The message of Lucretius' poem was subversive and liberating. Following his master Epicurus, the poet placed the highest value on pleasure (voluptas); that choice itself was threatening to established beliefs. But he also taught that, though the gods exist, they are unconcerned about us. Still, the poet invokes Venus at the outset. Under her aegis, sexual desire becomes the driving force of everything that lives; his descriptions of sexual intercourse scandalized generations of readers, and they are still delightfully spicy. Thus lovers (in A.E. Stallings's brilliant recent translation) "can't decide / What to enjoy first with hand or eye—so closely pressing / What they long for, that they hurt the flesh by their possessing."

The last third of Mr. Greenblatt's book shows how the slow spread of Lucretius' work, first through copies and later through translation, offered a powerful alternative to church doctrines. The poem influenced such thinkers as Giordano Bruno (burned at the stake for heresy in 1600), Machiavelli and Montaigne, as well as our own Thomas Jefferson (who said of his philosophy of life, "I am an Epicurean"). But Mr. Greenblatt never loses sight of the remarkable 15th-century figure who, though no Epicurean himself, set the swerve in motion.
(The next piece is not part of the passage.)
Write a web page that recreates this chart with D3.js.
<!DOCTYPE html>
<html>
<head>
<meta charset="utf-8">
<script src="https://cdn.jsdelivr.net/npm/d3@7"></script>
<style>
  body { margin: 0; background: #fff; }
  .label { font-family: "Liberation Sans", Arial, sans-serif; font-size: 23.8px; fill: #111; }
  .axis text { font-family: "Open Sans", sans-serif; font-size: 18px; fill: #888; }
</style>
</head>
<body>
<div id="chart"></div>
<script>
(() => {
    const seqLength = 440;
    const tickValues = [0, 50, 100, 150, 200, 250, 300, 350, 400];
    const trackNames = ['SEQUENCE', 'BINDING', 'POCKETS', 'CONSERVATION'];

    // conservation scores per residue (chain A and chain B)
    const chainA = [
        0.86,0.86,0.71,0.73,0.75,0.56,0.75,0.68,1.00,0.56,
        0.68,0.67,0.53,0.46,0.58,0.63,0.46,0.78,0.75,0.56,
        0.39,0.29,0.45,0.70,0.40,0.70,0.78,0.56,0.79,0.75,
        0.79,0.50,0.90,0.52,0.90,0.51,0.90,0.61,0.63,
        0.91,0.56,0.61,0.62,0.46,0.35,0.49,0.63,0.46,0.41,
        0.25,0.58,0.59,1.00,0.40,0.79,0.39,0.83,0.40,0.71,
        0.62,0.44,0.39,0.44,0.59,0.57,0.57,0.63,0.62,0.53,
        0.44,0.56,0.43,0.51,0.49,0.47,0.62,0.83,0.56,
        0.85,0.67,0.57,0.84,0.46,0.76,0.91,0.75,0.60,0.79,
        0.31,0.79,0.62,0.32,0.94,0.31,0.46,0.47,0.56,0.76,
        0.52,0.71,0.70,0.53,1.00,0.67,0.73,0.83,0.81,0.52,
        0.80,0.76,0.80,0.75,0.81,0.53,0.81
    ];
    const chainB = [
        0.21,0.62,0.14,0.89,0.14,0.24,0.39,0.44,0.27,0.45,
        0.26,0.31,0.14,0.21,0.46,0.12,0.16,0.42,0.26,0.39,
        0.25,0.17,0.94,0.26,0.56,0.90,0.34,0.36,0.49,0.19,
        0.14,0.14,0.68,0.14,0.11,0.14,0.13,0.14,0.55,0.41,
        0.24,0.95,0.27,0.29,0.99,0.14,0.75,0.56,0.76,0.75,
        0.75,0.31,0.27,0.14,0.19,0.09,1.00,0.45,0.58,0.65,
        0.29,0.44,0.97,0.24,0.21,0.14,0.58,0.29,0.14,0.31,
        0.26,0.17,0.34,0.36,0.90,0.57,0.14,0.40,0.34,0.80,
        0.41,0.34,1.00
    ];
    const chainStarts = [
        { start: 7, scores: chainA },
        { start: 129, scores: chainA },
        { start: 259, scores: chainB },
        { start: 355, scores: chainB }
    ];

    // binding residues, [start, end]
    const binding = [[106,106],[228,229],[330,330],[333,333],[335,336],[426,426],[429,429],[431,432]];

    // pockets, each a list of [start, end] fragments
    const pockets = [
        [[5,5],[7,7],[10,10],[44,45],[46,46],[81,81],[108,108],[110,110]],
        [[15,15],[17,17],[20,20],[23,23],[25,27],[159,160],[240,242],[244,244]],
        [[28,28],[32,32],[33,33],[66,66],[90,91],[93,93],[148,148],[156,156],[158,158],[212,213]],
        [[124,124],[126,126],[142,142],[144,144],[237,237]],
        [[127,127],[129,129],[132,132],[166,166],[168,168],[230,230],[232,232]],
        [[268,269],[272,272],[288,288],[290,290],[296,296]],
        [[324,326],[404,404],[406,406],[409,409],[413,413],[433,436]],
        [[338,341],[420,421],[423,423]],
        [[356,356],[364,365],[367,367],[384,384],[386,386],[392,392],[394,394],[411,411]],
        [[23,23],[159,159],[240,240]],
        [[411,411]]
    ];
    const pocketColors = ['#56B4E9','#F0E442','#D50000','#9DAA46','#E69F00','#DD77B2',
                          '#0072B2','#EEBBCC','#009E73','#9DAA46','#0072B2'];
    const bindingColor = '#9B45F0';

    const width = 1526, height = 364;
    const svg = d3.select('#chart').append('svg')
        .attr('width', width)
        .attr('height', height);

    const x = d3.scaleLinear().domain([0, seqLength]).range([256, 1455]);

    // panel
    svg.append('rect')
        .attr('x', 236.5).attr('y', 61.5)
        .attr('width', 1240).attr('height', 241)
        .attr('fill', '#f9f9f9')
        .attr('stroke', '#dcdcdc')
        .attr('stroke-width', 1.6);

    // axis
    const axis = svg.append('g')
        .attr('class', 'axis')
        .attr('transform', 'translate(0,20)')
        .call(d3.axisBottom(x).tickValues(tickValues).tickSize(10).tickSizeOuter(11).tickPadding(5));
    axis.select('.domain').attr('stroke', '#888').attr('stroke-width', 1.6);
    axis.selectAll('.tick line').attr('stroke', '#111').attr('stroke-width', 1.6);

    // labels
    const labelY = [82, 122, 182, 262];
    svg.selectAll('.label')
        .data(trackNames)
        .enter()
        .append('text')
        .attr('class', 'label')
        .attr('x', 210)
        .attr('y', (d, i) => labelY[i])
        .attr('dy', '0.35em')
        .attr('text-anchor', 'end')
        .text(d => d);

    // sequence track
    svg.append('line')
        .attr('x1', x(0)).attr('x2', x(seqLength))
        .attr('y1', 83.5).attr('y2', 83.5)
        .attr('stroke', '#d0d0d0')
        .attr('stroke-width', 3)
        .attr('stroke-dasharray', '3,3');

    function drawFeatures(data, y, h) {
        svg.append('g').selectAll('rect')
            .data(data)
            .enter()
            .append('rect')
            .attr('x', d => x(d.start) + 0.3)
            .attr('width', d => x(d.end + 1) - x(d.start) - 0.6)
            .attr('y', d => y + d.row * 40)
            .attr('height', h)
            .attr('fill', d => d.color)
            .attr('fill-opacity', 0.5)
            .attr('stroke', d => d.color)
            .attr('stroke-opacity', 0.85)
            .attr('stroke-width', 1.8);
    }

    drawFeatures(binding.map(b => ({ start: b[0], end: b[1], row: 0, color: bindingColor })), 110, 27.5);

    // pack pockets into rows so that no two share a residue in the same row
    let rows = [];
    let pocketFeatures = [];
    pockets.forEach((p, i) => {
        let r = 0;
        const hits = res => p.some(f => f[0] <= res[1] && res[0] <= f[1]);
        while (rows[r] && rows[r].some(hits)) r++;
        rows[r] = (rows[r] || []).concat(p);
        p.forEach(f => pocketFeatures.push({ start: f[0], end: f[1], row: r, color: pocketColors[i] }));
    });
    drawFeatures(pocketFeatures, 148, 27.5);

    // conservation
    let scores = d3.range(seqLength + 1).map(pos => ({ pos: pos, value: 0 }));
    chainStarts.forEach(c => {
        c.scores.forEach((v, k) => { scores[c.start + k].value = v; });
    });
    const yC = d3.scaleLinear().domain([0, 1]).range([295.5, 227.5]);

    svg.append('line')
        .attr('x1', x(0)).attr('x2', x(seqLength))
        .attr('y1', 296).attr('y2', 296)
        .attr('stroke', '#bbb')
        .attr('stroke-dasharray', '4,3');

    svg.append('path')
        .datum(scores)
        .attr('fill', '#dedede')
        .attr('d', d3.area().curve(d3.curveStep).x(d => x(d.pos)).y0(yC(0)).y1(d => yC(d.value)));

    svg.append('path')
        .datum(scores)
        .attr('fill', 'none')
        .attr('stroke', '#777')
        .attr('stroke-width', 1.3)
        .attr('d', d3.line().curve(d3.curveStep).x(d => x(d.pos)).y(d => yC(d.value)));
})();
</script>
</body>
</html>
Among the triumphs of Mr. Greenblatt's account is his portrait of Poggio's patron, John XXIII (c.1370-1419), an offspring of a Neapolitan family of pirates who went on to practice "higher forms of piracy" as a prelate. At once thuggish and refined—a quintessential Renaissance combination—this pontiff comes alive in all his low cunning and overweening grandiosity. The book's high point comes just before Poggio makes his Lucretius discovery, at the Council of Konstanz, convened in 1414 to re-unify Christendom under a single pope.
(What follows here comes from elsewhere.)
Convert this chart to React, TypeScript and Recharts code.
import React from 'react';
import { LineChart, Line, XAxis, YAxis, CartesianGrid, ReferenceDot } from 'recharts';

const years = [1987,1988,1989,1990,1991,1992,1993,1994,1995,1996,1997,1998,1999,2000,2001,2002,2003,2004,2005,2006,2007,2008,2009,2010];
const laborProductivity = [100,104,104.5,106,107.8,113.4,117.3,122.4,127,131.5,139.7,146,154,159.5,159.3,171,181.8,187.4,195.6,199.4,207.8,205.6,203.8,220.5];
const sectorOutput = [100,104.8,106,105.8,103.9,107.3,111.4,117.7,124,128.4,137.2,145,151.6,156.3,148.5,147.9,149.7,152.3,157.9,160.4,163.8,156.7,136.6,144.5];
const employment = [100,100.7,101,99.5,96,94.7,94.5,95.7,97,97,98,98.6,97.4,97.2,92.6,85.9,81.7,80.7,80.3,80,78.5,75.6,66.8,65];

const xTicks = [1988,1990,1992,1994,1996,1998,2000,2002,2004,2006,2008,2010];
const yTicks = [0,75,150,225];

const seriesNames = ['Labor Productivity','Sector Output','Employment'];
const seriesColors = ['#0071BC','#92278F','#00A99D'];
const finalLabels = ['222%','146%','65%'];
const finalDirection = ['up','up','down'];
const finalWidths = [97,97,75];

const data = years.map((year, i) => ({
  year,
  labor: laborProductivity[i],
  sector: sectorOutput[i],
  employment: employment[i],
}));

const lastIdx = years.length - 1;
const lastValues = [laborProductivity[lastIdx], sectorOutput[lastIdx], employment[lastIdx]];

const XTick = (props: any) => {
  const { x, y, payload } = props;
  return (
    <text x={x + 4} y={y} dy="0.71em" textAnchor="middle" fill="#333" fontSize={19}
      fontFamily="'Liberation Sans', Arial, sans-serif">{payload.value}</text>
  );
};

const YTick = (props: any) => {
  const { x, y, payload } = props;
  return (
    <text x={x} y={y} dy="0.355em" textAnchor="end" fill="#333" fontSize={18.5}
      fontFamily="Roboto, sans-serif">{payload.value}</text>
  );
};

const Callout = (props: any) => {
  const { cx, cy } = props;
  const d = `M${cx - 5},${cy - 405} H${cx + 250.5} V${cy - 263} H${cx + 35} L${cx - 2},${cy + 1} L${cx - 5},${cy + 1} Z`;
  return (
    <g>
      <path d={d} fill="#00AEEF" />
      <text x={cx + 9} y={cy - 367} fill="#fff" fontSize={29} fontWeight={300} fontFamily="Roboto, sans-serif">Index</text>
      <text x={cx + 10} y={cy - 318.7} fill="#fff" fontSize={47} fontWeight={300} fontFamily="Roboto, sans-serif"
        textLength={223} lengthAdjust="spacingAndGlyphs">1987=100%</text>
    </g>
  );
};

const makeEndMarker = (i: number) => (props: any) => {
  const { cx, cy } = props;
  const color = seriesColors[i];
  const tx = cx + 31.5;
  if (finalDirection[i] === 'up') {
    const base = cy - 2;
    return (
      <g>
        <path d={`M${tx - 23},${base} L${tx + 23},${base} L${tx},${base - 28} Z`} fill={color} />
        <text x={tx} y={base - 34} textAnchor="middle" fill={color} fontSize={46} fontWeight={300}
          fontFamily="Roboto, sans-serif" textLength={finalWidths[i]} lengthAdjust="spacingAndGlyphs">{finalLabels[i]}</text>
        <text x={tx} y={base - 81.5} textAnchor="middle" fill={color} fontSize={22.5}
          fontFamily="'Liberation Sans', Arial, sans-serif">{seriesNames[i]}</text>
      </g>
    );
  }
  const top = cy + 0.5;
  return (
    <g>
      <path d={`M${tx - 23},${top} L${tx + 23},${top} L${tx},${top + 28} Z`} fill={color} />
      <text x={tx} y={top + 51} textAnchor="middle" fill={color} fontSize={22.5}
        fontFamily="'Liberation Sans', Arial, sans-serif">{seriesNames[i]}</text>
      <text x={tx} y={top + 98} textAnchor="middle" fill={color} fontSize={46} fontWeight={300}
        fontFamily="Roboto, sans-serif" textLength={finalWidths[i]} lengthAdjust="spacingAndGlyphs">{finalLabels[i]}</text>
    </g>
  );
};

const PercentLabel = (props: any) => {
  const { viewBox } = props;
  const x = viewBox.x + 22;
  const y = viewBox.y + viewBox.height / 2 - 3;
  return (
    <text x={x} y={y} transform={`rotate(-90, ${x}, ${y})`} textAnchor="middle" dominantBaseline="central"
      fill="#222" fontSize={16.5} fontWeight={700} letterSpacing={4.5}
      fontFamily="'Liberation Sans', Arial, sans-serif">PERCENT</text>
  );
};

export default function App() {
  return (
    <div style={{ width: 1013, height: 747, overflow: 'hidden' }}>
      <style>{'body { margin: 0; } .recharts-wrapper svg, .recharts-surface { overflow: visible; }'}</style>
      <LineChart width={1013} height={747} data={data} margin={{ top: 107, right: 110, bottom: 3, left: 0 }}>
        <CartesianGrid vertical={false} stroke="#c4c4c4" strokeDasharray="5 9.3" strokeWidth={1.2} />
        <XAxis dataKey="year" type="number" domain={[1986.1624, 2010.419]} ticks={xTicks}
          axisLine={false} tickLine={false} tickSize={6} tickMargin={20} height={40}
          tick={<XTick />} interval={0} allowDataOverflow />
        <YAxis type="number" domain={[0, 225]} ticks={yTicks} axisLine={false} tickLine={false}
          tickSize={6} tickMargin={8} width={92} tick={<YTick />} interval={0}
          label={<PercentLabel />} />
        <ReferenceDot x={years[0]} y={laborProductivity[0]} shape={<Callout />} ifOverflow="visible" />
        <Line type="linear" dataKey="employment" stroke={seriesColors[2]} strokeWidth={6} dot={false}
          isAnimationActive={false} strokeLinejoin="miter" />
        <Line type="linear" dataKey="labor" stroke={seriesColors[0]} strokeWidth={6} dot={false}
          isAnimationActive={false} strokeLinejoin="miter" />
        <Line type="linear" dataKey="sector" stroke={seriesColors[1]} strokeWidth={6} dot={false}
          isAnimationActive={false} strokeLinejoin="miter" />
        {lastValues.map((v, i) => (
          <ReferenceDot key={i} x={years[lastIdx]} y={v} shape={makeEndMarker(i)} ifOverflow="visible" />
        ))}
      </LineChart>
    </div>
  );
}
Mr. Greenblatt describes in teeming detail the thousands of clergymen, nobles, lawyers and knights who, in Konstanz, jostled alongside a ragtag entourage of merchants, mountebanks, barbers and acrobats. John XXIII connived to ensure that Czech reformer Jan Hus was burned at the stake—even as his own position became insecure. All three popes were deposed, and John XXIII was imprisoned two years later.

Amid the chaos of the council, Mr. Greenblatt's introduces the tale of Jerome of Prague, a follower of Hus also condemned to be burned for heresy. At his trial he defended himself in an oration of astonishing eloquence, and Poggio—present at both the trial and the ghastly execution—was troubled. How could a man "of so noble and excellent a genius," one who came so close to the "standard of ancient eloquence," be condemned for heresy? For Poggio, as for his fellow humanists, language skillfully wielded revealed the truth of character. Poggio's doubt was itself a small swerve away from darkness and toward what Lucretius had called "the shores of light."